Exercise:
Repeat each entry word for word. Leave any images out of the copy.

Stored data:

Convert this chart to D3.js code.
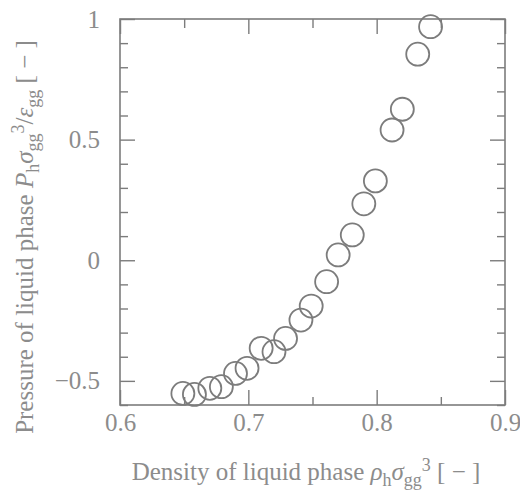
<!DOCTYPE html>
<html>
<head>
<meta charset="utf-8">
<script src="https://cdn.jsdelivr.net/npm/d3@7"></script>
<style>
  body { margin: 0; background: #fff; }
  svg { display: block; }
</style>
</head>
<body>
<div id="chart"></div>
<script>
// Density of liquid phase (x) and pressure of liquid phase (y)
const density = [0.649, 0.658, 0.670, 0.679, 0.690, 0.699, 0.710, 0.720, 0.729, 0.741,
                 0.749, 0.761, 0.770, 0.781, 0.790, 0.799, 0.812, 0.820, 0.832, 0.842];
const pressure = [-0.552, -0.556, -0.531, -0.524, -0.469, -0.448, -0.365, -0.379, -0.324, -0.248,
                  -0.190, -0.089, 0.022, 0.105, 0.234, 0.329, 0.540, 0.626, 0.854, 0.968];

// Tick values
const xMajor = [0.6, 0.7, 0.8, 0.9];
const xMinor = [0.65, 0.75, 0.85];
const yMajor = [-0.5, 0, 0.5, 1];
const yMinor = [-0.6, -0.4, -0.3, -0.2, -0.1, 0.1, 0.2, 0.3, 0.4, 0.6, 0.7, 0.8, 0.9];

const W = 520, H = 503;
const margin = { top: 19, right: 15, bottom: 98, left: 120 };
const width = W - margin.left - margin.right;
const height = H - margin.top - margin.bottom;

const lineColor = "#7c7c7c";
const textColor = "#8c8c8c";
const serif = "'Liberation Serif', 'Times New Roman', Times, serif";

const svg = d3.select("#chart").append("svg")
    .attr("width", W)
    .attr("height", H);

const g = svg.append("g")
    .attr("transform", "translate(" + margin.left + "," + margin.top + ")");

const x = d3.scaleLinear().domain([0.6, 0.9]).range([0, width]);
const y = d3.scaleLinear().domain([-0.6, 1]).range([height, 0]);

// helper to style an axis group
function styleAxis(sel) {
    sel.attr("font-family", serif).attr("font-size", 25);
    sel.select(".domain").remove();
    sel.selectAll("line").attr("stroke", lineColor).attr("stroke-width", 1.4);
    sel.selectAll("text").attr("fill", textColor);
}

const fmtX = d3.format(".1f");
const fmtY = d => d === 0 || d === 1 ? String(d) : d3.format(".1f")(d);

// bottom axis (major with labels, minor without)
g.append("g").attr("transform", "translate(0," + height + ")")
    .call(d3.axisBottom(x).tickValues(xMajor).tickSize(-15).tickPadding(8).tickFormat(fmtX))
    .call(styleAxis);
g.append("g").attr("transform", "translate(0," + height + ")")
    .call(d3.axisBottom(x).tickValues(xMinor).tickSize(-8).tickFormat(""))
    .call(styleAxis);

// top axis
g.append("g")
    .call(d3.axisTop(x).tickValues(xMajor).tickSize(-15).tickFormat(""))
    .call(styleAxis);
g.append("g")
    .call(d3.axisTop(x).tickValues(xMinor).tickSize(-9).tickFormat(""))
    .call(styleAxis);

// left axis
g.append("g")
    .call(d3.axisLeft(y).tickValues(yMajor).tickSize(-15).tickPadding(20).tickFormat(fmtY))
    .call(styleAxis);
g.append("g")
    .call(d3.axisLeft(y).tickValues(yMinor).tickSize(-8).tickFormat(""))
    .call(styleAxis);

// right axis
g.append("g").attr("transform", "translate(" + width + ",0)")
    .call(d3.axisRight(y).tickValues(yMajor).tickSize(-15).tickFormat(""))
    .call(styleAxis);
g.append("g").attr("transform", "translate(" + width + ",0)")
    .call(d3.axisRight(y).tickValues(yMinor).tickSize(-8).tickFormat(""))
    .call(styleAxis);

// frame
g.append("rect")
    .attr("width", width)
    .attr("height", height)
    .attr("fill", "none")
    .attr("stroke", lineColor)
    .attr("stroke-width", 1.6);

// data points
g.selectAll("circle.pt")
    .data(density.map((d, i) => [d, pressure[i]]))
    .enter().append("circle")
    .attr("class", "pt")
    .attr("cx", d => x(d[0]))
    .attr("cy", d => y(d[1]))
    .attr("r", 11.5)
    .attr("fill", "none")
    .attr("stroke", lineColor)
    .attr("stroke-width", 1.8);

// axis label pieces: [text, style] where style is n(ormal), i(talic), sub, sup
function addLabel(textSel, parts) {
    let shift = 0;
    parts.forEach(p => {
        const t = textSel.append("tspan").text(p[0]);
        let target = 0;
        if (p[1] === "sub") target = 6;
        if (p[1] === "sup") target = -9;
        if (target !== shift) t.attr("dy", target - shift);
        shift = target;
        if (p[1] === "sub" || p[1] === "sup") t.attr("font-size", 18);
        if (p[1] === "i") t.attr("font-style", "italic");
    });
}

// x label
const xl = svg.append("text")
    .attr("x", 306)
    .attr("y", 480)
    .attr("text-anchor", "middle")
    .attr("font-family", serif)
    .attr("font-size", 25)
    .attr("fill", textColor);
addLabel(xl, [
    ["Density of liquid phase ", "n"],
    ["ρ", "i"], ["h", "sub"], ["σ", "i"], ["gg", "sub"], ["3", "sup"],
    [" [ − ]", "n"]
]);

// y label
const yl = svg.append("text")
    .attr("transform", "translate(33," + 237 + ") rotate(-90)")
    .attr("text-anchor", "middle")
    .attr("font-family", serif)
    .attr("font-size", 25)
    .attr("fill", textColor);
addLabel(yl, [
    ["Pressure of liquid phase ", "n"],
    ["P", "i"], ["h", "sub"], ["σ", "i"], ["gg", "sub"], ["3", "sup"],
    ["/", "n"], ["ε", "i"], ["gg", "sub"],
    [" [ − ]", "n"]
]);
</script>
</body>
</html>
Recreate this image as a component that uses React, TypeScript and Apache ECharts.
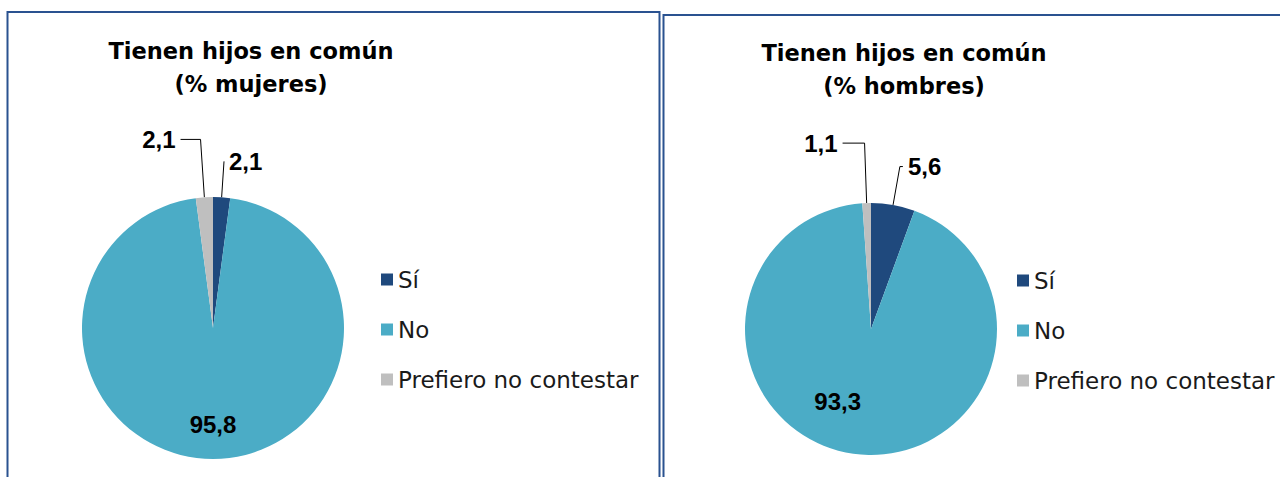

Response to the task:
Convert this chart to D3.js code.
<!DOCTYPE html>
<html>
<head>
<meta charset="utf-8">
<script src="https://cdn.jsdelivr.net/npm/d3@7"></script>
<style>
  body { margin: 0; background: #fff; }
  svg { display: block; }
</style>
</head>
<body>
<div id="chart"></div>
<script>
// Density of liquid phase (x) and pressure of liquid phase (y)
const density = [0.649, 0.658, 0.670, 0.679, 0.690, 0.699, 0.710, 0.720, 0.729, 0.741,
                 0.749, 0.761, 0.770, 0.781, 0.790, 0.799, 0.812, 0.820, 0.832, 0.842];
const pressure = [-0.552, -0.556, -0.531, -0.524, -0.469, -0.448, -0.365, -0.379, -0.324, -0.248,
                  -0.190, -0.089, 0.022, 0.105, 0.234, 0.329, 0.540, 0.626, 0.854, 0.968];

// Tick values
const xMajor = [0.6, 0.7, 0.8, 0.9];
const xMinor = [0.65, 0.75, 0.85];
const yMajor = [-0.5, 0, 0.5, 1];
const yMinor = [-0.6, -0.4, -0.3, -0.2, -0.1, 0.1, 0.2, 0.3, 0.4, 0.6, 0.7, 0.8, 0.9];

const W = 520, H = 503;
const margin = { top: 19, right: 15, bottom: 98, left: 120 };
const width = W - margin.left - margin.right;
const height = H - margin.top - margin.bottom;

const lineColor = "#7c7c7c";
const textColor = "#8c8c8c";
const serif = "'Liberation Serif', 'Times New Roman', Times, serif";

const svg = d3.select("#chart").append("svg")
    .attr("width", W)
    .attr("height", H);

const g = svg.append("g")
    .attr("transform", "translate(" + margin.left + "," + margin.top + ")");

const x = d3.scaleLinear().domain([0.6, 0.9]).range([0, width]);
const y = d3.scaleLinear().domain([-0.6, 1]).range([height, 0]);

// helper to style an axis group
function styleAxis(sel) {
    sel.attr("font-family", serif).attr("font-size", 25);
    sel.select(".domain").remove();
    sel.selectAll("line").attr("stroke", lineColor).attr("stroke-width", 1.4);
    sel.selectAll("text").attr("fill", textColor);
}

const fmtX = d3.format(".1f");
const fmtY = d => d === 0 || d === 1 ? String(d) : d3.format(".1f")(d);

// bottom axis (major with labels, minor without)
g.append("g").attr("transform", "translate(0," + height + ")")
    .call(d3.axisBottom(x).tickValues(xMajor).tickSize(-15).tickPadding(8).tickFormat(fmtX))
    .call(styleAxis);
g.append("g").attr("transform", "translate(0," + height + ")")
    .call(d3.axisBottom(x).tickValues(xMinor).tickSize(-8).tickFormat(""))
    .call(styleAxis);

// top axis
g.append("g")
    .call(d3.axisTop(x).tickValues(xMajor).tickSize(-15).tickFormat(""))
    .call(styleAxis);
g.append("g")
    .call(d3.axisTop(x).tickValues(xMinor).tickSize(-9).tickFormat(""))
    .call(styleAxis);

// left axis
g.append("g")
    .call(d3.axisLeft(y).tickValues(yMajor).tickSize(-15).tickPadding(20).tickFormat(fmtY))
    .call(styleAxis);
g.append("g")
    .call(d3.axisLeft(y).tickValues(yMinor).tickSize(-8).tickFormat(""))
    .call(styleAxis);

// right axis
g.append("g").attr("transform", "translate(" + width + ",0)")
    .call(d3.axisRight(y).tickValues(yMajor).tickSize(-15).tickFormat(""))
    .call(styleAxis);
g.append("g").attr("transform", "translate(" + width + ",0)")
    .call(d3.axisRight(y).tickValues(yMinor).tickSize(-8).tickFormat(""))
    .call(styleAxis);

// frame
g.append("rect")
    .attr("width", width)
    .attr("height", height)
    .attr("fill", "none")
    .attr("stroke", lineColor)
    .attr("stroke-width", 1.6);

// data points
g.selectAll("circle.pt")
    .data(density.map((d, i) => [d, pressure[i]]))
    .enter().append("circle")
    .attr("class", "pt")
    .attr("cx", d => x(d[0]))
    .attr("cy", d => y(d[1]))
    .attr("r", 11.5)
    .attr("fill", "none")
    .attr("stroke", lineColor)
    .attr("stroke-width", 1.8);

// axis label pieces: [text, style] where style is n(ormal), i(talic), sub, sup
function addLabel(textSel, parts) {
    let shift = 0;
    parts.forEach(p => {
        const t = textSel.append("tspan").text(p[0]);
        let target = 0;
        if (p[1] === "sub") target = 6;
        if (p[1] === "sup") target = -9;
        if (target !== shift) t.attr("dy", target - shift);
        shift = target;
        if (p[1] === "sub" || p[1] === "sup") t.attr("font-size", 18);
        if (p[1] === "i") t.attr("font-style", "italic");
    });
}

// x label
const xl = svg.append("text")
    .attr("x", 306)
    .attr("y", 480)
    .attr("text-anchor", "middle")
    .attr("font-family", serif)
    .attr("font-size", 25)
    .attr("fill", textColor);
addLabel(xl, [
    ["Density of liquid phase ", "n"],
    ["ρ", "i"], ["h", "sub"], ["σ", "i"], ["gg", "sub"], ["3", "sup"],
    [" [ − ]", "n"]
]);

// y label
const yl = svg.append("text")
    .attr("transform", "translate(33," + 237 + ") rotate(-90)")
    .attr("text-anchor", "middle")
    .attr("font-family", serif)
    .attr("font-size", 25)
    .attr("fill", textColor);
addLabel(yl, [
    ["Pressure of liquid phase ", "n"],
    ["P", "i"], ["h", "sub"], ["σ", "i"], ["gg", "sub"], ["3", "sup"],
    ["/", "n"], ["ε", "i"], ["gg", "sub"],
    [" [ − ]", "n"]
]);
</script>
</body>
</html>
Recreate this image as a component that uses React, TypeScript and Apache ECharts.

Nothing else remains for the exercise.